(Entries with chart source code)

## Begin

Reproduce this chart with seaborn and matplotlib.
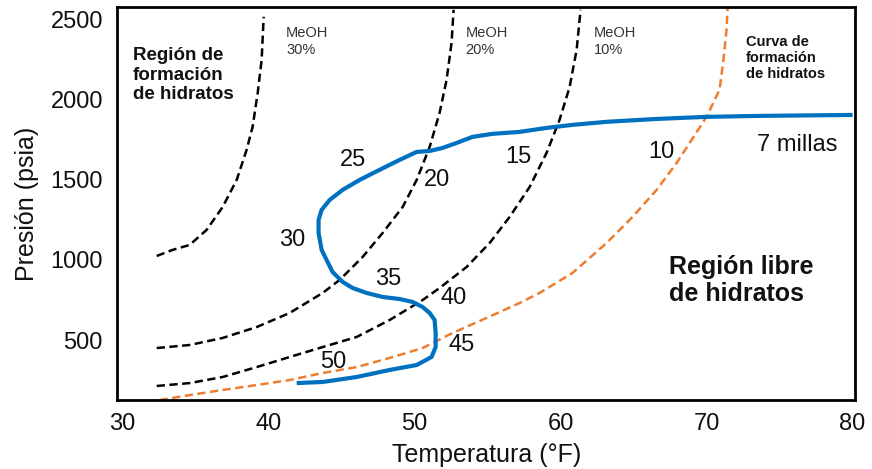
import numpy as np
import pandas as pd
import matplotlib
matplotlib.use("Agg")
import matplotlib.pyplot as plt
import seaborn as sns

# Hydrate formation curves with methanol (temperature °F, pressure psia)
meoh30_t = [32.33, 33.42, 34.59, 35.75, 36.85, 37.81, 38.49, 38.90, 39.25, 39.52, 39.66]
meoh30_p = [1025, 1063, 1094, 1188, 1331, 1500, 1688, 1831, 2044, 2250, 2519]

meoh20_t = [32.33, 34.59, 36.85, 39.18, 41.44, 43.70, 44.86, 46.44, 47.81, 49.18, 50.14,
            51.03, 51.71, 52.19, 52.53, 52.67]
meoh20_p = [450, 469, 513, 581, 669, 794, 875, 1019, 1169, 1331, 1500,
            1706, 1919, 2125, 2356, 2563]

meoh10_t = [32.33, 34.59, 36.85, 39.18, 41.44, 43.70, 46.03, 48.29, 50.55, 51.71, 53.56,
            55.14, 56.51, 57.88, 59.04, 59.93, 60.62, 61.10, 61.37]
meoh10_p = [213, 231, 269, 331, 394, 456, 519, 625, 750, 825, 956,
            1106, 1269, 1456, 1669, 1875, 2081, 2313, 2563]

# Hydrate formation curve without inhibitor
hydrate_t = [32.53, 34.59, 36.85, 39.18, 41.44, 43.70, 46.03, 48.29, 50.55, 52.60, 54.93,
             57.19, 58.56, 60.82, 63.15, 64.93, 66.58, 67.95, 68.84, 70.00, 70.89, 71.16,
             71.37, 71.44]
hydrate_p = [125, 156, 188, 219, 250, 294, 331, 388, 450, 544, 638,
             731, 794, 919, 1106, 1269, 1438, 1606, 1731, 1894, 2063, 2250,
             2438, 2575]

# Pipeline temperature/pressure profile (7 miles)
pipe_t = [41.92, 43.70, 46.03, 48.29, 50.14, 51.16, 51.44, 51.44, 51.37, 51.03, 50.55,
          49.86, 48.97, 47.81, 46.71, 45.75, 45.07, 44.38, 43.97, 43.63, 43.42, 43.42,
          43.63, 44.18, 45.07, 46.23, 47.60, 48.97, 50.14, 51.03, 51.92, 52.88, 53.97,
          55.34, 57.19, 59.04, 60.82, 63.15, 66.58, 70.00, 73.63, 80.00]
pipe_p = [231, 238, 269, 313, 344, 394, 456, 544, 625, 669, 706,
          738, 756, 769, 794, 825, 863, 925, 1000, 1063, 1169, 1250,
          1313, 1375, 1438, 1500, 1563, 1625, 1675, 1681, 1700, 1731, 1769,
          1788, 1800, 1825, 1844, 1863, 1881, 1894, 1900, 1906]

# Distance markers along the pipeline
mile_labels = ["50", "45", "40", "35", "30", "25", "20", "15", "10", "7 millas"]
mile_t = [44.4, 53.2, 52.7, 48.2, 41.6, 45.8, 51.5, 57.1, 66.9, 76.2]
mile_p = [363, 469, 763, 881, 1125, 1625, 1500, 1644, 1675, 1719]

x_ticks = [30, 40, 50, 60, 70, 80]
y_ticks = [500, 1000, 1500, 2000, 2500]

sns.set_style("white")
plt.rcParams["font.family"] = ["Liberation Sans", "DejaVu Sans"]

fig = plt.figure(figsize=(8.72, 4.69), dpi=100)
ax = fig.add_axes([0.134, 0.147, 0.847, 0.838])

black = "#000000"
orange = "#ED7D31"
blue = "#0070C0"

for t, p in [(meoh30_t, meoh30_p), (meoh20_t, meoh20_p), (meoh10_t, meoh10_p)]:
    sns.lineplot(x=t, y=p, ax=ax, color=black, lw=1.8, sort=False, estimator=None)
    ax.lines[-1].set_dashes((3.3, 1.8))

sns.lineplot(x=hydrate_t, y=hydrate_p, ax=ax, color=orange, lw=1.8, sort=False, estimator=None)
ax.lines[-1].set_dashes((3.3, 1.8))

sns.lineplot(x=pipe_t, y=pipe_p, ax=ax, color=blue, lw=3.0, sort=False, estimator=None)
ax.lines[-1].set_solid_joinstyle("round")
ax.lines[-1].set_solid_capstyle("butt")

for lab, t, p in zip(mile_labels, mile_t, mile_p):
    ax.text(t, p, lab, fontsize=17, ha="center", va="center", color="#111111")

for t, pct in [(41.2, "30%"), (53.5, "20%"), (62.3, "10%")]:
    ax.text(t, 2462, "MeOH\n" + pct, fontsize=10.5, color="#333333",
            va="top", ha="left", linespacing=1.25)

ax.text(30.7, 2330, "Región de\nformación\nde hidratos", fontsize=13.5, fontweight="bold",
        va="top", ha="left", linespacing=1.2, color="#111111")
ax.text(72.7, 2406, "Curva de\nformación\nde hidratos", fontsize=10.5, fontweight="bold",
        va="top", ha="left", linespacing=1.2, color="#111111")
ax.text(67.4, 1030, "Región libre\nde hidratos", fontsize=18, fontweight="bold",
        va="top", ha="left", linespacing=1.15, color="#111111")

ax.set_xlim(29.6, 80.2)
ax.set_ylim(125, 2580)
ax.set_xticks(x_ticks)
ax.set_yticks(y_ticks)
ax.tick_params(axis="both", length=0, labelsize=17, colors="#111111")
ax.tick_params(axis="x", pad=9)
ax.tick_params(axis="y", pad=10)
ax.set_xlabel("Temperatura (°F)", fontsize=18, color="#111111", labelpad=6)
ax.set_ylabel("Presión (psia)", fontsize=18, color="#111111", labelpad=8)

for s in ax.spines.values():
    s.set_visible(True)
    s.set_color("black")
    s.set_linewidth(2)

fig.savefig("out.png", dpi=100, facecolor="white")
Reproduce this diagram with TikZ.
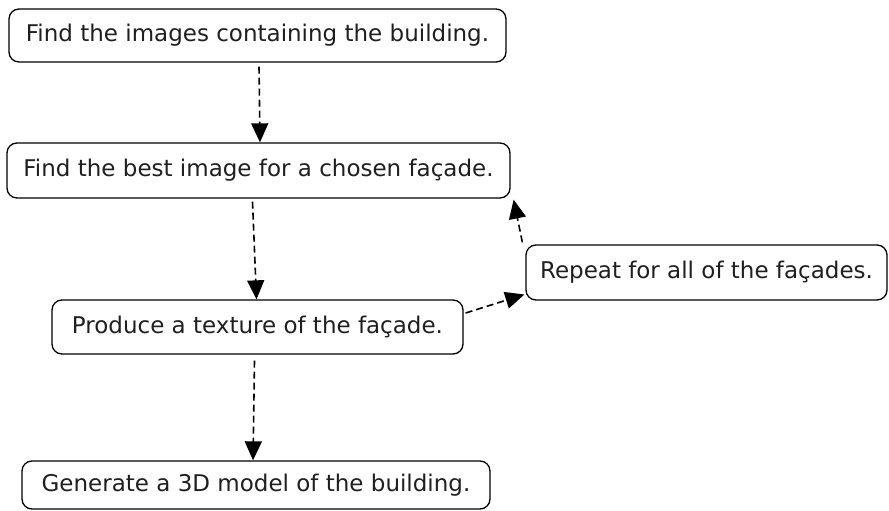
\documentclass[tikz,border=0pt]{standalone}
\usepackage{fontspec}
\setmainfont{DejaVu Sans}
\usetikzlibrary{arrows.meta}
\begin{document}
\begin{tikzpicture}[x=1pt,y=-1pt,
  box/.style={draw=black, line width=1.3pt, rounded corners=10pt, inner sep=0pt,
    font=\fontsize{23}{27}\selectfont, text=black!88},
  flow/.style={draw=black, line width=1.6pt, dash pattern=on 7pt off 4pt,
    -{Triangle[length=19pt,width=17pt]}}]
\useasboundingbox (0,0) rectangle (889,511);
\node[box, minimum width=497pt, minimum height=53pt] (b1) at (257.5,35.5) {Find the images containing the building.};
\node[box, minimum width=503pt, minimum height=55pt] (b2) at (258.5,170.5) {Find the best image for a chosen façade.};
\node[box, minimum width=361pt, minimum height=55pt] (b3) at (706.5,272.5) {Repeat for all of the façades.};
\node[box, minimum width=411pt, minimum height=54pt] (b4) at (257.5,327) {Produce a texture of the façade.};
\node[box, minimum width=468pt, minimum height=48pt] (b5) at (256,485) {Generate a 3D model of the building.};
\draw[flow] ([xshift=1.5pt,yshift=-4pt]b1.south) -- ([xshift=1.5pt]b2.north);
\draw[flow] ([xshift=-6pt,yshift=-3pt]b2.south) -- ([xshift=-1pt]b4.north);
\draw[flow] ([xshift=-3pt,yshift=-6pt]b4.south) -- ([xshift=-3pt]b5.north);
\draw[flow] ([xshift=2pt,yshift=14pt]b4.east) -- ([xshift=-1pt,yshift=-22pt]b3.west);
\draw[flow] ([xshift=-3pt,yshift=2pt]b3.north west) -- ([xshift=3pt,yshift=-1pt]b2.south east);
\end{tikzpicture}
\end{document}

## End

Aim of the task: Every line from the one with "Reproduce this diagram with TikZ." through the last line of the material gets printed exactly, and nothing more. Omit the pictures.

Response to the exercise:
Reproduce this diagram with TikZ.
\documentclass[tikz,border=0pt]{standalone}
\usepackage{fontspec}
\setmainfont{DejaVu Sans}
\usetikzlibrary{arrows.meta}
\begin{document}
\begin{tikzpicture}[x=1pt,y=-1pt,
  box/.style={draw=black, line width=1.3pt, rounded corners=10pt, inner sep=0pt,
    font=\fontsize{23}{27}\selectfont, text=black!88},
  flow/.style={draw=black, line width=1.6pt, dash pattern=on 7pt off 4pt,
    -{Triangle[length=19pt,width=17pt]}}]
\useasboundingbox (0,0) rectangle (889,511);
\node[box, minimum width=497pt, minimum height=53pt] (b1) at (257.5,35.5) {Find the images containing the building.};
\node[box, minimum width=503pt, minimum height=55pt] (b2) at (258.5,170.5) {Find the best image for a chosen façade.};
\node[box, minimum width=361pt, minimum height=55pt] (b3) at (706.5,272.5) {Repeat for all of the façades.};
\node[box, minimum width=411pt, minimum height=54pt] (b4) at (257.5,327) {Produce a texture of the façade.};
\node[box, minimum width=468pt, minimum height=48pt] (b5) at (256,485) {Generate a 3D model of the building.};
\draw[flow] ([xshift=1.5pt,yshift=-4pt]b1.south) -- ([xshift=1.5pt]b2.north);
\draw[flow] ([xshift=-6pt,yshift=-3pt]b2.south) -- ([xshift=-1pt]b4.north);
\draw[flow] ([xshift=-3pt,yshift=-6pt]b4.south) -- ([xshift=-3pt]b5.north);
\draw[flow] ([xshift=2pt,yshift=14pt]b4.east) -- ([xshift=-1pt,yshift=-22pt]b3.west);
\draw[flow] ([xshift=-3pt,yshift=2pt]b3.north west) -- ([xshift=3pt,yshift=-1pt]b2.south east);
\end{tikzpicture}
\end{document}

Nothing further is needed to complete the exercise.